Performance Test For Multi Class Classification
Easy Way
Classification Report
from sklearn.metrics import classification_report
y_true = [0, 0, 1, 1, 1, 1, 1, 2, 2, 3]
y_pred = [0, 2, 1, 1, 2, 0, 0, 2, 2, 0]
print(classification_report(y_true, y_pred))

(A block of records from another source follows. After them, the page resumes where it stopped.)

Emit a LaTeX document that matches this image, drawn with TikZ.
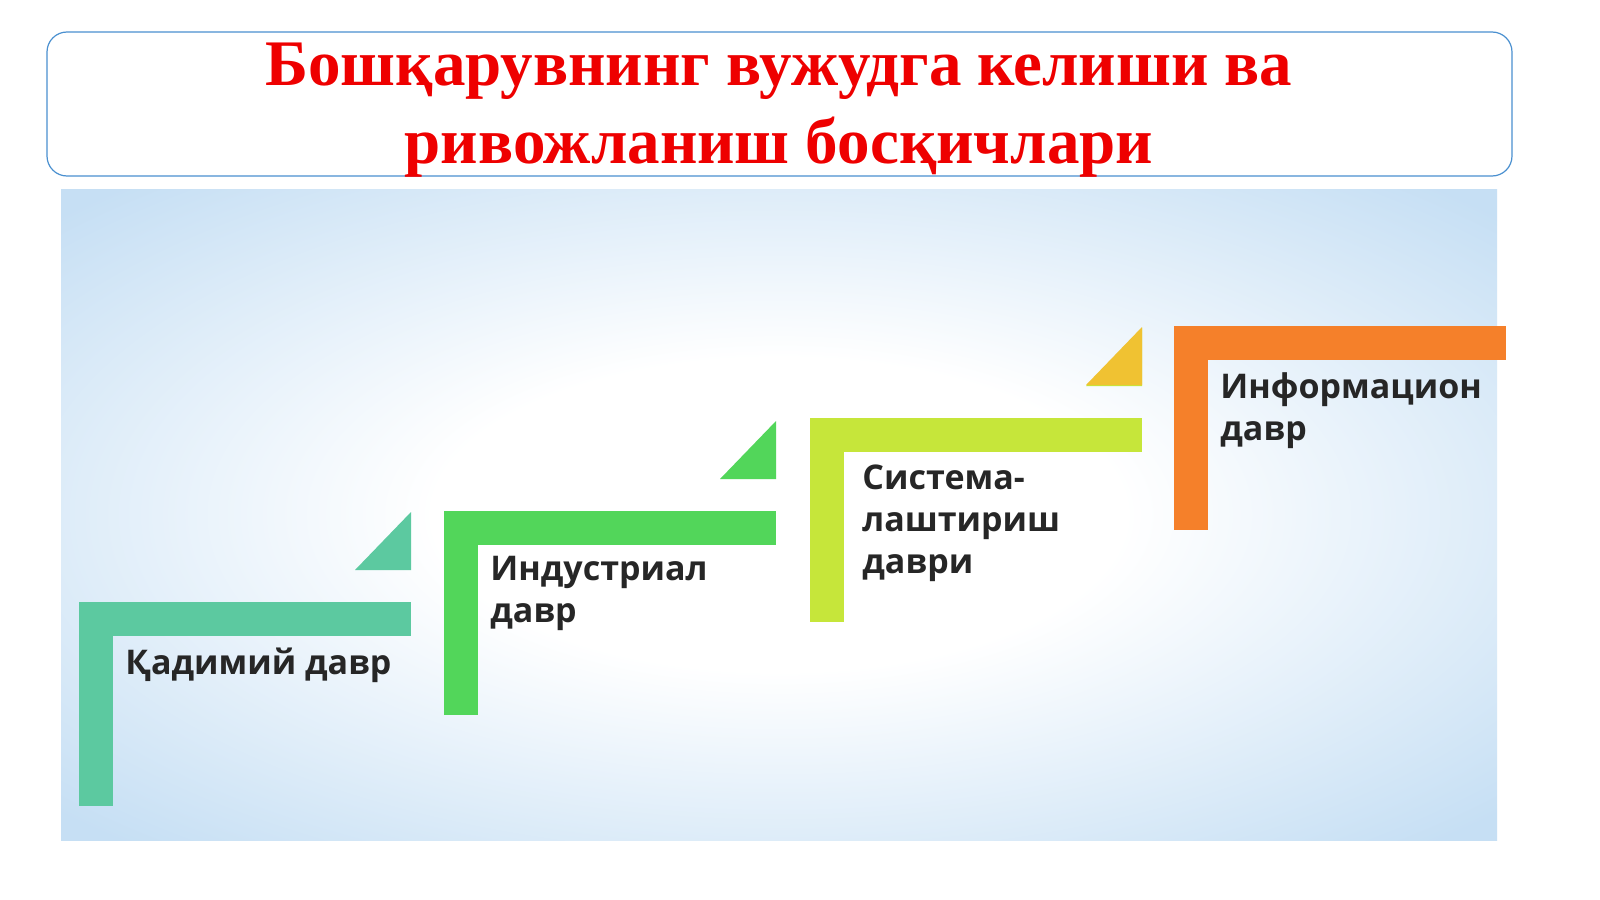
\documentclass[tikz,border=0pt]{standalone}
\usepackage{fontspec}
\setmainfont{Liberation Serif}
\newfontfamily\labelfont{Open Sans}
\definecolor{titlered}{HTML}{EE0000}
\definecolor{boxblue}{HTML}{4A90D0}
\definecolor{skyblue}{HTML}{C6DFF4}
\definecolor{stepteal}{HTML}{5CC9A0}
\definecolor{stepgreen}{HTML}{52D65A}
\definecolor{steplime}{HTML}{C6E63A}
\definecolor{steporange}{HTML}{F5802A}
\definecolor{tipyellow}{HTML}{F0C232}
\pgfdeclareradialshading{panelglow}{\pgfpoint{0bp}{0bp}}{color(0bp)=(white); color(12bp)=(white); color(34bp)=(skyblue); color(80bp)=(skyblue)}
\tikzset{
  steplabel/.style={anchor=north west, align=left, inner sep=0pt,
    font=\labelfont\bfseries\fontsize{17}{21}\selectfont, text=black!85},
  titlebox/.style={draw=boxblue, rounded corners=10pt, line width=0.6pt}
}
\begin{document}
\begin{tikzpicture}[x=0.5pt,y=-0.5pt]
    \fill[white] (0,0) rectangle (1600,899);

    % title
    \draw[titlebox] (47,32) rectangle (1512,176);
    \node[text=titlered, font=\bfseries\fontsize{32.5}{39}\selectfont, align=center] (title) at (779,110)
      {Бошқарувнинг вужудга келиши ва\\ривожланиш босқичлари};

    % background panel
    \shade[shading=panelglow] (61,189) rectangle (1497,840);

    % steps: x, y, colour
    \foreach \sx/\sy/\col [count=\i] in {79/602/stepteal, 444/511/stepgreen,
        810/418/steplime, 1174/326/steporange} {
      \fill[\col] (\sx,\sy) rectangle ++(332,34);
      \fill[\col] (\sx,\sy) rectangle ++(34,204);
      \ifnum\i<4
        \fill[\col] (\sx+276,\sy-32) -- (\sx+332,\sy-32) -- (\sx+332,\sy-90) -- cycle;
      \fi
    }
    \fill[steporange] (1174,326) rectangle (1497,360);
    \fill[tipyellow] (1086,385) -- (1142,385) -- (1142,327) -- cycle;

    % labels
    \node[steplabel] (kadim) at (125,648) {Қадимий давр};
    \node[steplabel] (indust) at (490,556) {Индустриал\\давр};
    \node[steplabel] (system) at (862,464) {Система-\\лаштириш\\даври};
    \node[steplabel] (inform) at (1220,372) {Информацион\\давр};

    \pgfresetboundingbox
    \useasboundingbox (0,0) rectangle (1600,899);
\end{tikzpicture}
\end{document}
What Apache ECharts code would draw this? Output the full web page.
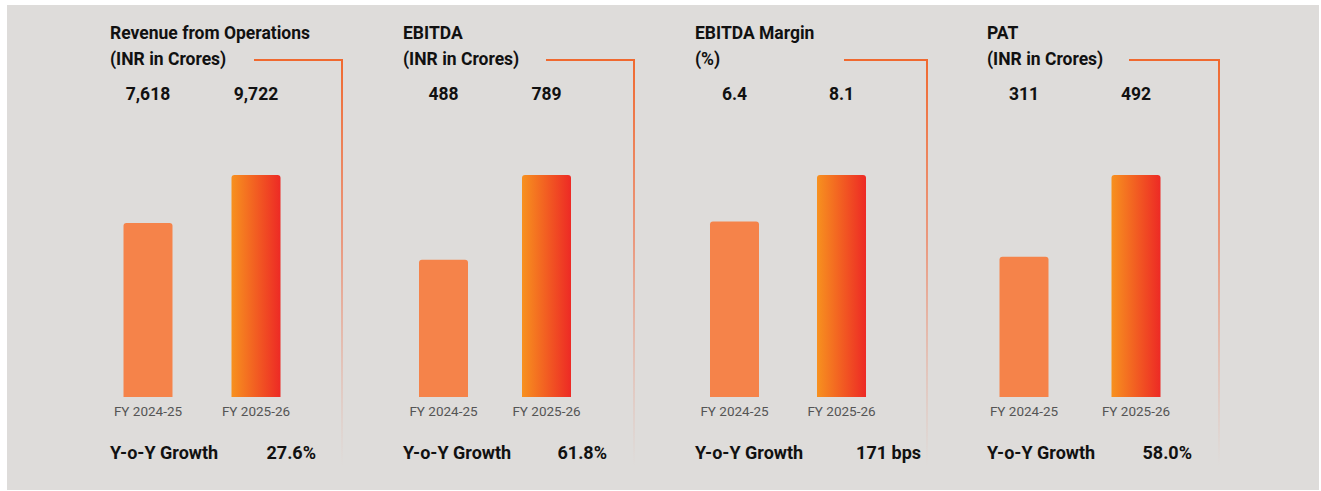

precision recall f1-score support
0 0.25 0.50 0.33 2
1 1.00 0.40 0.57 5
2 0.50 1.00 0.67 2
3 0.00 0.00 0.00 1
accuracy 0.50 10
macro avg 0.44 0.47 0.39 10
weighted avg 0.65 0.50 0.49 10
Confusion Matrix
- Row: True Label
- Column: Predicted Label
- TP 예제: [0, 0, 1, 1, 2, 2] GT에서 [0, 0, 1, 1, 2, 2] 예측시, 다 맞음.
- FP 예제: [0, 0, 1, 1, 2, 2] GT에서 [0, 0, 0, 0, 0, 0] 예측시, 0의 FP는 1번을 0으로 예측하고, 2를 0으로 예측한 것을 FP로 봄 (0을 0으로 예측한건 TP)
- FN 예제: [0, 0, 1, 1, 2, 2] GT에서 [2, 2, 0, 0, 1, 1] 예측시, 각 레이블마다 고양이는 강아지라고, 자동차는 사람이라고 예측했는데 다 틀림.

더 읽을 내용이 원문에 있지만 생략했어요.